I'm reading The Intelligence Trap: Why Smart People Make Dumb Mistakes by David Robson and listening to Range: Why Generalists Triumph in a Specialized World by David Epstein. Oddly (or perhaps not), I just read about the same research regarding learning and struggle in both books at the same time. I'm not making a lot of progress with audiobooks because I've been listening to various podcasts, but I am enjoying Range. I haven't been reading aloud to my daughter very much, I must confess (travel, etc.), but I expect to get back into our breakfast reading routine once school starts next week. I need to give some thought to what book to read together next. Harry Potter 6 was too dark for my daughter, I think, but I personally am ready for something a bit more substantive than the Wimpy Kid books. We'll see...

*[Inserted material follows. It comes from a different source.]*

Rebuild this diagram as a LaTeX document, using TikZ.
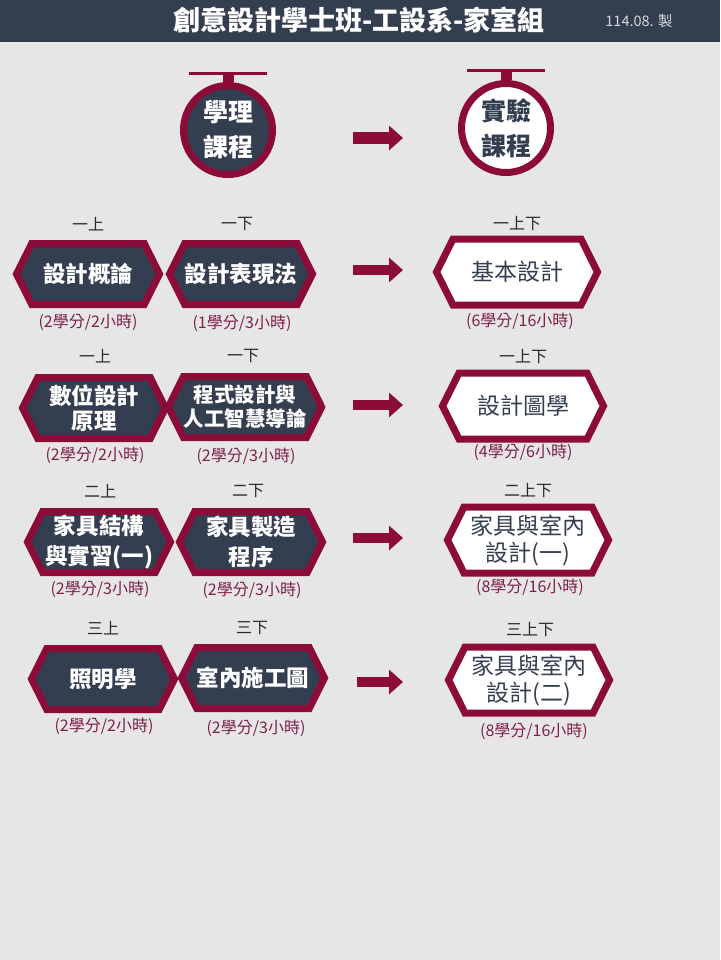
\documentclass[tikz,border=0pt]{standalone}
\usepackage{fontspec}
\setmainfont{Noto Sans CJK TC}
\usetikzlibrary{
    shapes.symbols,
    arrows.meta,
    positioning
}
\definecolor{bggrey}{RGB}{231,230,230}
\definecolor{slate}{RGB}{51,62,80}
\definecolor{wine}{RGB}{139,12,56}
\definecolor{credred}{RGB}{125,32,74}
\definecolor{semgrey}{RGB}{40,40,40}
\tikzset{hexdark/.style={shape=signal, signal to=west and east, signal pointer angle=127,
        draw=wine, line width=7pt, fill=slate, text=white, inner sep=0pt, align=center,
        minimum width=143pt, minimum height=61pt,
        font=\bfseries\fontsize{22.5}{25}\selectfont}}
\tikzset{hexlight/.style={hexdark, fill=white, text=slate, minimum width=161pt, minimum height=66pt,
        font=\fontsize{23}{27}\selectfont}}
\tikzset{sem/.style={text=semgrey, inner sep=0pt, font=\fontsize{16}{16}\selectfont}}
\tikzset{credit/.style={text=credred, inner sep=0pt, font=\fontsize{16}{16}\selectfont}}
\tikzset{bigarrow/.style={draw=wine, line width=10pt, -{Triangle[length=14pt,width=24pt]}}}
\tikzset{badge/.style={circle, draw=wine, line width=7pt, minimum size=89pt, inner sep=0pt, align=center,
        font=\bfseries\fontsize{25}{35}\selectfont}}

\begin{document}
\begin{tikzpicture}[x=1pt,y=-1pt]
    \useasboundingbox (0,0) rectangle (720,960);
    \fill[bggrey] (0,0) rectangle (720,960);
    \fill[slate] (0,0) rectangle (720,42);
    \node[text=white, font=\bfseries\fontsize{27}{27}\selectfont] (title) at (359,20) {創意設計學士班-工設系-家室組};
    \node[text=white!80!slate, font=\fontsize{14.5}{14.5}\selectfont] (date) at (639,21) {114.08. 製};

    % header badges
    \node[badge, fill=slate, text=white] (theory) at (228,130) {學理\\課程};
    \node[badge, fill=white, text=slate] (lab) at (506,128) {實驗\\課程};
    \draw[wine, line width=11pt] (theory.north) -- ++(0,-8) coordinate (tbar);
    \draw[wine, line width=3pt] ([xshift=-39pt]tbar) -- ([xshift=39pt]tbar);
    \draw[wine, line width=11pt] (lab.north) -- ++(0,-9) coordinate (lbar);
    \draw[wine, line width=3pt] ([xshift=-39pt]lbar) -- ([xshift=39pt]lbar);
    \coordinate (a0s) at (353,138);
    \coordinate (a0e) at (403,138);
    \draw[bigarrow, line width=12pt] (a0s) -- (a0e);

    % row 1
    \node[sem] (s1a) at (88,224) {一上};
    \node[sem] (s1b) at (237,224) {一下};
    \node[sem] (s1c) at (517,224) {一上下};
    \node[hexdark] (c1a) at (88,274) {設計概論};
    \node[hexdark] (c1b) at (241,274) {設計表現法};
    \node[hexlight] (c1c) at (517,272) {基本設計};
    \node[credit] (k1a) at (88,322) {(2學分/2小時)};
    \node[credit] (k1b) at (242,323) {(1學分/3小時)};
    \node[credit] (k1c) at (520,321) {(6學分/16小時)};
    \coordinate (a1s) at (353,270);
    \coordinate (a1e) at (403,270);
    \draw[bigarrow] (a1s) -- (a1e);

    % row 2
    \node[sem] (s2a) at (95,356) {一上};
    \node[sem] (s2b) at (243,356) {一下};
    \node[sem] (s2c) at (523,357) {一上下};
    \node[hexdark] (c2a) at (94,408) {數位設計\\原理};
    \node[hexdark, font=\bfseries\fontsize{20.5}{24}\selectfont] (c2b) at (245,407) {程式設計與\\人工智慧導論};
    \node[hexlight] (c2c) at (523,406) {設計圖學};
    \node[credit] (k2a) at (95,455) {(2學分/2小時)};
    \node[credit] (k2b) at (246,456) {(2學分/3小時)};
    \node[credit] (k2c) at (523,452) {(4學分/6小時)};
    \coordinate (a2s) at (353,405);
    \coordinate (a2e) at (403,405);
    \draw[bigarrow] (a2s) -- (a2e);

    % row 3
    \node[sem] (s3a) at (100,491) {二上};
    \node[sem] (s3b) at (248,491) {二下};
    \node[sem] (s3c) at (528,491) {二上下};
    \node[hexdark, font=\bfseries\fontsize{22.5}{30}\selectfont] (c3a) at (99,542) {家具結構\\與實習(一)};
    \node[hexdark, font=\bfseries\fontsize{22.5}{30}\selectfont] (c3b) at (251,542) {家具製造\\程序};
    \node[hexlight] (c3c) at (528,540) {家具與室內\\設計(一)};
    \node[credit] (k3a) at (100,589) {(2學分/3小時)};
    \node[credit] (k3b) at (252,590) {(2學分/3小時)};
    \node[credit] (k3c) at (530,587) {(8學分/16小時)};
    \coordinate (a3s) at (353,538);
    \coordinate (a3e) at (403,538);
    \draw[bigarrow] (a3s) -- (a3e);

    % row 4
    \node[sem] (s4a) at (103,628) {三上};
    \node[sem] (s4b) at (252,628) {三下};
    \node[sem] (s4c) at (530,630) {三上下};
    \node[hexdark] (c4a) at (103,679) {照明學};
    \node[hexdark] (c4b) at (253,678) {室內施工圖};
    \node[hexlight] (c4c) at (529,680) {家具與室內\\設計(二)};
    \node[credit] (k4a) at (104,726) {(2學分/2小時)};
    \node[credit] (k4b) at (256,728) {(2學分/3小時)};
    \node[credit] (k4c) at (534,731) {(8學分/16小時)};
    \coordinate (a4s) at (357,682);
    \coordinate (a4e) at (403,682);
    \draw[bigarrow] (a4s) -- (a4e);
\end{tikzpicture}
\end{document}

My daughter packed 13 books for a recent vacation to Boston and then somehow coaxed her aunt into buying her four more at the bookstore (I think it was a buy three get one free kind of thing, but still...). Her current obsession is the Big Nate series by Lincoln Peirce. I had pointed those out at the library many times, in my quest to keep her supplied with graphic novels, but she was never interested. I'm not sure what sparked her to want them now, but she's happily devouring them. She also quite liked the third book in the Mr. Wolf's Class series by Aron Nels Steinke, Lucky Stars, pronouncing it the best of the series. She has several others for which she is eagerly awaiting preorders.
In general, she seems to be reading more as summer vacation draws to a close. I only hope that I can help her to continue this once school starts and a stronger focus in 4th grade on AR points rears its ugly head. Stay tuned!
Thanks for reading, and for growing bookworms!